INPUT:

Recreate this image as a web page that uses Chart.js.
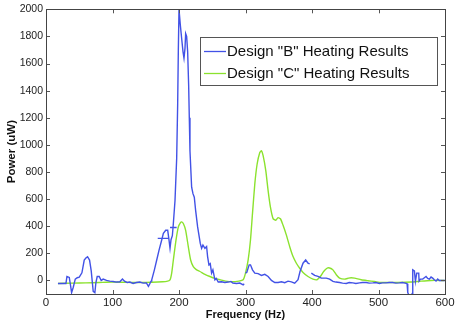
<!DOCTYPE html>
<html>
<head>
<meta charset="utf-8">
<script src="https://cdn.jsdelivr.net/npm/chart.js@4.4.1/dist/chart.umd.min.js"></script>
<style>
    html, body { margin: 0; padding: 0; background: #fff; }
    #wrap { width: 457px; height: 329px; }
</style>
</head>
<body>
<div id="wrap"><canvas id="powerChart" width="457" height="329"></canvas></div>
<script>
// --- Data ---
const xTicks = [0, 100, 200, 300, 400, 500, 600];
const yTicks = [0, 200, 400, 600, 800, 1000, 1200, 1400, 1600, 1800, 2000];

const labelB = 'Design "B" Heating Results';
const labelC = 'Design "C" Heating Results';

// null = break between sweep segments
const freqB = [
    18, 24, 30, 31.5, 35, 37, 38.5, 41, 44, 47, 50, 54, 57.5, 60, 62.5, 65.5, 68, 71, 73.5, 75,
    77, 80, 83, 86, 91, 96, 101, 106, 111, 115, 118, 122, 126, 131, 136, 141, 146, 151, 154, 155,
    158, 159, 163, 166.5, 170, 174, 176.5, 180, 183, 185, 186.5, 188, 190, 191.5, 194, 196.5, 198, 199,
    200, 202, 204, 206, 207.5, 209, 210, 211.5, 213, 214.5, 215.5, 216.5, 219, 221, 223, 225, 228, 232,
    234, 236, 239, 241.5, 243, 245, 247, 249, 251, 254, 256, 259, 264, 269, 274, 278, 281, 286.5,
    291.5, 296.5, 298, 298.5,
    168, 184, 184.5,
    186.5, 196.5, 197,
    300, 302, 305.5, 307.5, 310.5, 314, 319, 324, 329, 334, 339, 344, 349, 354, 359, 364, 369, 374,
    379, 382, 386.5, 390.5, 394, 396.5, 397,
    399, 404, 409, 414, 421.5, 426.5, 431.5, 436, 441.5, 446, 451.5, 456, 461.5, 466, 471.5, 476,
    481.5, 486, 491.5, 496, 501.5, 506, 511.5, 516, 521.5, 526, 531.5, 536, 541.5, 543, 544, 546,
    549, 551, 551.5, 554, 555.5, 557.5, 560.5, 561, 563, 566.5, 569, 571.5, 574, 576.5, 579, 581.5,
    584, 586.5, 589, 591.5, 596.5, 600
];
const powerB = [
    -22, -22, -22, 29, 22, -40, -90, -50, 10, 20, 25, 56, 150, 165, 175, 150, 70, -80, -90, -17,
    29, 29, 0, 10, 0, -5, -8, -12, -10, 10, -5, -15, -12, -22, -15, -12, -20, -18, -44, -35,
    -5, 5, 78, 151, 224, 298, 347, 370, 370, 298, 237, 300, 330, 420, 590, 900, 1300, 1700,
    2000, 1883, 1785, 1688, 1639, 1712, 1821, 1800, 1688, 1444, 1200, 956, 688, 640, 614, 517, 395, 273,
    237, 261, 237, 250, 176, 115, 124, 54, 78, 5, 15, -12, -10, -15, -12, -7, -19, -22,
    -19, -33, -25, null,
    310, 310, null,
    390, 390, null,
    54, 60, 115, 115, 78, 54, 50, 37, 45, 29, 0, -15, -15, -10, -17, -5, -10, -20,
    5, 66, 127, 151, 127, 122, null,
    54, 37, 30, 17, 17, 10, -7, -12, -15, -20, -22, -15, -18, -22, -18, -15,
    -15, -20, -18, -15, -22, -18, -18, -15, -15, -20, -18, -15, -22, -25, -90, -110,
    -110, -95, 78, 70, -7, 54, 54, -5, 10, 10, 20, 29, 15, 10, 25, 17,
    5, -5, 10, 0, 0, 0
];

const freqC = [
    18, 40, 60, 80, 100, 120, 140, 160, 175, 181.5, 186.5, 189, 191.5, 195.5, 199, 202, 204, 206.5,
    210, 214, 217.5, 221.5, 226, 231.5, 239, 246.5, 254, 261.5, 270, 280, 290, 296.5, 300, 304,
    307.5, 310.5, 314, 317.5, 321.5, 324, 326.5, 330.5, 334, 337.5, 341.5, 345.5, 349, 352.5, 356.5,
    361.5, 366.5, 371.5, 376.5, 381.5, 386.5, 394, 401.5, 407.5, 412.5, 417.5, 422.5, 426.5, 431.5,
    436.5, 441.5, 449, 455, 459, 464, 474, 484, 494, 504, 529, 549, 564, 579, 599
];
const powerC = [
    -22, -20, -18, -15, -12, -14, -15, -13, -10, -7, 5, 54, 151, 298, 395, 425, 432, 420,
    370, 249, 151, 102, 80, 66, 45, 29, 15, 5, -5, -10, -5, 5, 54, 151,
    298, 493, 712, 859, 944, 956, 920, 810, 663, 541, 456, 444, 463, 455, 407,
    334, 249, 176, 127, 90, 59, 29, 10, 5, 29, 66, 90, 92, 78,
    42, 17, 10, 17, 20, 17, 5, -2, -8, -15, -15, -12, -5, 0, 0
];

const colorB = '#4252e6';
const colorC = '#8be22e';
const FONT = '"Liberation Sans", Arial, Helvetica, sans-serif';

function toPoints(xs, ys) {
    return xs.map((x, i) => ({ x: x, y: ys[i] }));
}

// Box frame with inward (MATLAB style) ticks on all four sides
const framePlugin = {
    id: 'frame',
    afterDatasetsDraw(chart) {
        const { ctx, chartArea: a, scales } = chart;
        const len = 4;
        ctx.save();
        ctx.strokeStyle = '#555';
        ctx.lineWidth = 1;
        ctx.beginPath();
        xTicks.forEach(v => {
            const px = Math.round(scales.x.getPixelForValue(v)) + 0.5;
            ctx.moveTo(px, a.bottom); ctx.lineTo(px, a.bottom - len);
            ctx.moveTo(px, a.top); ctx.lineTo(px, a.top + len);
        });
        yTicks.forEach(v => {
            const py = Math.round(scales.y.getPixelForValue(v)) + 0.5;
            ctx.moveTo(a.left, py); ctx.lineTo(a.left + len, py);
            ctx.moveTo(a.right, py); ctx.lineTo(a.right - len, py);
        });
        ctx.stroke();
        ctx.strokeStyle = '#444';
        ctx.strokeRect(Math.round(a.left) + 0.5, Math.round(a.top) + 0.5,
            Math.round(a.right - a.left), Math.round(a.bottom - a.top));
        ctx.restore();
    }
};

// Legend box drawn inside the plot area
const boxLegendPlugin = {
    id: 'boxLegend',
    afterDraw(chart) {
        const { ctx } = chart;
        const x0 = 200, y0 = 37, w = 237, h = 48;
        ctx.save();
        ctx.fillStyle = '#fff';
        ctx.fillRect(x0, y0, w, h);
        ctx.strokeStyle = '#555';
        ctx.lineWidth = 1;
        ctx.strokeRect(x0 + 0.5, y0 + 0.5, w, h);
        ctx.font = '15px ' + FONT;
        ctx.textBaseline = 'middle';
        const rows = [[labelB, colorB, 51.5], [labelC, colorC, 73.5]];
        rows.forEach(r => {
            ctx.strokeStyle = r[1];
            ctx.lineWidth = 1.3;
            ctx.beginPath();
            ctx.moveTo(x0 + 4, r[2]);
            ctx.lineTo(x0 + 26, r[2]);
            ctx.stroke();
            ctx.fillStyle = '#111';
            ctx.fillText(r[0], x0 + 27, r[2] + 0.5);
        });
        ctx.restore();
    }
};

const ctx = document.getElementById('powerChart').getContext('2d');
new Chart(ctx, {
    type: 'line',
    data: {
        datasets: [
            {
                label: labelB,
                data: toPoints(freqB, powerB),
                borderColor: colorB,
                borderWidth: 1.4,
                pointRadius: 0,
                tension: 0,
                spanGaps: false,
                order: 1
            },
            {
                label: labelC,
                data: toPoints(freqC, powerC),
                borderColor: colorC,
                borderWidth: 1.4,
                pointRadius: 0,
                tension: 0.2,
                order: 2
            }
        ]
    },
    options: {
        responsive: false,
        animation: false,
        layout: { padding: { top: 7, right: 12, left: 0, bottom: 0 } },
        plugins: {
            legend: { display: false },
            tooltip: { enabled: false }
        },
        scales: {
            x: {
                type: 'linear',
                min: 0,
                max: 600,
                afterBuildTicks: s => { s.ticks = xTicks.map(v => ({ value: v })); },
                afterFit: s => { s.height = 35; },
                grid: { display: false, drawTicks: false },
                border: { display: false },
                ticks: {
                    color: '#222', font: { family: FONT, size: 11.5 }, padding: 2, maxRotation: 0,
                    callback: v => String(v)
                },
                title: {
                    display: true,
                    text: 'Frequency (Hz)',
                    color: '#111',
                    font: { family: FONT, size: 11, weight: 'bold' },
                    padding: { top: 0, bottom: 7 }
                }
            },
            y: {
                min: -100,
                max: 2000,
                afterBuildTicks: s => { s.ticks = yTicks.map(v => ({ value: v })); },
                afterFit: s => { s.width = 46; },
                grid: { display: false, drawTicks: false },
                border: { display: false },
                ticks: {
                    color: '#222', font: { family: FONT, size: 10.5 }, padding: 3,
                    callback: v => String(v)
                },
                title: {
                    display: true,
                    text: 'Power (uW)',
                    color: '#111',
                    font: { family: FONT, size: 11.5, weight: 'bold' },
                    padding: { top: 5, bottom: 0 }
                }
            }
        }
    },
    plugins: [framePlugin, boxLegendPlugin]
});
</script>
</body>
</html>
* * *
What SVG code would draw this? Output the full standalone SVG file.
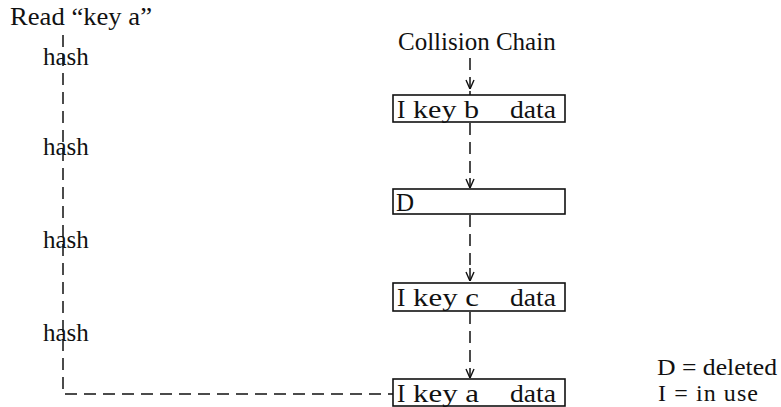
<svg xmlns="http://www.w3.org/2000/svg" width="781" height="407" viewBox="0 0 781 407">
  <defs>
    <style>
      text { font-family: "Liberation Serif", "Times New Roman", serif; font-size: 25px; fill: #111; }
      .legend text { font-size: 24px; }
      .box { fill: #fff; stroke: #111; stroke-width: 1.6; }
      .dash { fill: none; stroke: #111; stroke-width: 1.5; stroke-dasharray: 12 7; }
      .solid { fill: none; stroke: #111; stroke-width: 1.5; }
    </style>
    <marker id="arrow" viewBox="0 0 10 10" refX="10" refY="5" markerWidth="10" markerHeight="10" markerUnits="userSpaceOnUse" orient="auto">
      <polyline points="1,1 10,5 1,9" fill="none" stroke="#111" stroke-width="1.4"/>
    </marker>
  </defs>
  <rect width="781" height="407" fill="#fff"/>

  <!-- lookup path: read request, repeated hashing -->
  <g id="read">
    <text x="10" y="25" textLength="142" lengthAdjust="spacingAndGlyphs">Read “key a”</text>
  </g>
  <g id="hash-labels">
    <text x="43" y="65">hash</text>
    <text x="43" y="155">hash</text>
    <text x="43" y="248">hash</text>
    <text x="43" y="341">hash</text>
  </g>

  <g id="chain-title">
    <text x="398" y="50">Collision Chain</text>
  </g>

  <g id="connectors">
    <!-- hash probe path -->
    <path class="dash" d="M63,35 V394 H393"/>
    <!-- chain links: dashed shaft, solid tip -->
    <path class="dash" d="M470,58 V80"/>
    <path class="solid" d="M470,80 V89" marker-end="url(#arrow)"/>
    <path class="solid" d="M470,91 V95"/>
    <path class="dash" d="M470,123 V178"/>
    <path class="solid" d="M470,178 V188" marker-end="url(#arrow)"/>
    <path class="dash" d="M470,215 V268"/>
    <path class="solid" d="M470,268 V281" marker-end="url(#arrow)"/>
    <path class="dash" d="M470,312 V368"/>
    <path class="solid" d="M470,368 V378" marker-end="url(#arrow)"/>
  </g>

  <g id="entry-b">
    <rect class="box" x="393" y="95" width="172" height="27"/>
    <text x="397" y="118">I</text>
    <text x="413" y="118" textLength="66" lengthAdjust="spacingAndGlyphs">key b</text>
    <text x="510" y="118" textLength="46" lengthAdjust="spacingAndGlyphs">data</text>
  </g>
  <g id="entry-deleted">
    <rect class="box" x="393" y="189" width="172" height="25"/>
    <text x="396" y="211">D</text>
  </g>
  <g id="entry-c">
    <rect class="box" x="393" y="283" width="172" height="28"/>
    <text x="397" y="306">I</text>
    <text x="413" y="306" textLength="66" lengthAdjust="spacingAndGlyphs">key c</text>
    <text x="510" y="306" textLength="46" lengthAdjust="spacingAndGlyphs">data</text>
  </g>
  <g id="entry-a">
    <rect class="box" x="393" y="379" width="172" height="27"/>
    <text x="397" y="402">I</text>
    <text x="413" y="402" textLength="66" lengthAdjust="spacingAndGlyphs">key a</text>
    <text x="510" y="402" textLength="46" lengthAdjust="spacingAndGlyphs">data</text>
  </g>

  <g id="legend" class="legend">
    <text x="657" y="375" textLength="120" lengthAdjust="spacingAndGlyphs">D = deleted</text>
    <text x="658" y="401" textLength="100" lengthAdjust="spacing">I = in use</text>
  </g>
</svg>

EXERCISE OBJECTIVE:
Reproduce only the lines running from the one that has "Recreate this image" through the one that has "const labelC = 'Design", ends included. Any pictures in that stretch should not be copied.

RESPONSE TO THIS TASK:
Recreate this image as a web page that uses Chart.js.
<!DOCTYPE html>
<html>
<head>
<meta charset="utf-8">
<script src="https://cdn.jsdelivr.net/npm/chart.js@4.4.1/dist/chart.umd.min.js"></script>
<style>
    html, body { margin: 0; padding: 0; background: #fff; }
    #wrap { width: 457px; height: 329px; }
</style>
</head>
<body>
<div id="wrap"><canvas id="powerChart" width="457" height="329"></canvas></div>
<script>
// --- Data ---
const xTicks = [0, 100, 200, 300, 400, 500, 600];
const yTicks = [0, 200, 400, 600, 800, 1000, 1200, 1400, 1600, 1800, 2000];

const labelB = 'Design "B" Heating Results';
const labelC = 'Design "C" Heating Results';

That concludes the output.